MANUEL ARROYO, EL CORREO 12/01/13
El pacto removió los cimientos morales de una sociedad anestesiada ante el terrorismo etarra.
Probablemente, ni el más optimista de los siete firmantes del Pacto de Ajuria Enea podía sospechar que aquella fría tarde de un 12 de enero estaban abriéndose un hueco en los libros de Historia. Arremolinados en torno a una sobria mesa plagada de micrófonos, el lehendakari José Antonio Ardanza y los líderes de todos los partidos vascos, salvo Herri Batasuna, suscribieron hace hoy 25 años mucho más que una proclama unitaria contra el terrorismo. Conscientes o no de la profundidad que tendría el paso que daban, sentaron las bases de la derrota política de ETA y sembraron una semilla que germinaría, casi un cuarto de siglo después y tras múltiples vaivenes, con la desaparición de la violencia por decisión unilateral de la banda y sin contrapartidas.
El acuerdo fue fruto de la generosidad de un puñado de políticos que supieron anteponer el bien común a sus egoísmos partidistas, tras tejer entre ellos un clima de complicidad sin precedentes. Y resultó exitoso mientras duraron el espíritu que lo alentó y esa excepcional sintonía personal. Con el paso del tiempo, los sucesivos cambios de discurso y estrategia de varias formaciones, los relevos al frente de algunas de ellas y la adopción de decisiones unilaterales que inevitablemente abrían fracturas entre sus protagonistas destrozaron los pilares del consenso, que acabó por volar por los aires una década después.

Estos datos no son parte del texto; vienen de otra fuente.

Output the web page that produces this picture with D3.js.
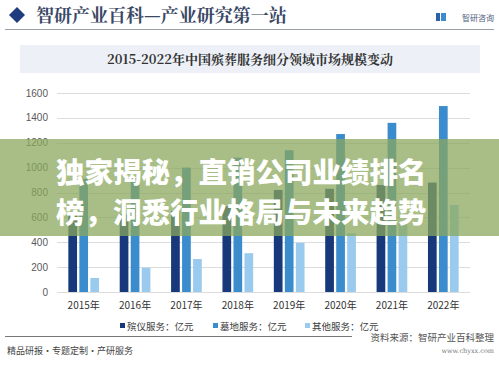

El pacto supuso un antes y un después en la deslegimitación del terrorismo, que entonces aún suscitaba una cierta comprensión social en ámbitos de Euskadi no vinculados al MLNV. La persistencia de torturas en los cuarteles y los atentados de los GAL solo sirvieron para engordar ese estado de ánimo. Además, dibujó una clara línea divisoria en la sociedad vasca. A un lado, los legítimos representantes de la voluntad popular mayoritaria, con un apoyo en las urnas del 80%, que reivindicaban con firmeza esa condición y expresaban una unidad sin fisuras frente a la violencia. Al otro, ETA y los corifeos que justificaban –y han seguido justificando durante largos años– el terror como consecuencia de un «conflicto» histórico sin resolver y como vía para la consecución de objetivos políticos que zanjaran esa deuda pendiente. El acuerdo desnudó ese discurso de una banda que, encasquillada en su locura asesina, aspiraba a negociar con el Ejército y aún intentaba disfrazarse, sin ropaje alguna para ello, en genuina depositaria de los deseos del pueblo vasco.
El documento contribuyó a remover los cimientos morales de una sociedad vasca anestesiada y sin capacidad de reacción ante el tiro en la nuca o las bombas por doquier. Una Euskadi en la que el miedo del silencio se imponía a cada atentado; en la que las víctimas de aquellos ‘años de plomo’ –en su mayoría, uniformados de la Policía, la Guardia Civil y las Fuerzas Armadas, pero también mandos de la Ertzaintza– eran enterradas en soledad y sin el menor abrigo de calor humano. O con el cobarde susurro justificatorio de «algo habrá hecho». Una imagen colectiva para no estar satisfecho cuando se vuelve la vista atrás.
Lo mejor y lo peor
Aquel acuerdo contribuyó a poblar las calles, tanto tiempo amordazadas, de gritos contra la violencia. Ayudó al nacionalismo democrático a hacer pedagogía sobre cómo los intolerables medios empleados por ETA prostituían los fines políticos que decía perseguir y le hacían imposible compartirlos con ella y sus adláteres. Engrandeció el liderazgo político del lehendakari Ardanza –su gran artífice y valedor– en Euskadi y en el resto de España. Y sirvió para ir inoculando, incluso en los más descreídos, el mensaje de que el futuro político de Euskadi estaba solo en manos de los legítimos representantes del pueblo y en su capacidad para tejer compromisos. En ningún caso, en las de una organización terrorista.
La gestación del pacto visualizó lo mejor de la política al alumbrar un entendimiento entre diferentes en busca de un bien común por encima de los legítimos intereses partidistas. Un ejemplo a seguir 25 años después. Por contra, su tortuoso final –que abrió una descomunal fractura entre los demócratas, enzarzados en utilizar el terrorismo como arma arrojadiza en la lucha por el voto sin medir las consecuencias de esa estrategia– sirvió para exhibir con toda su crudeza las peores miserias de la cosa pública. Una lección que conviene aprender. Aunque solo sea para no repetirla.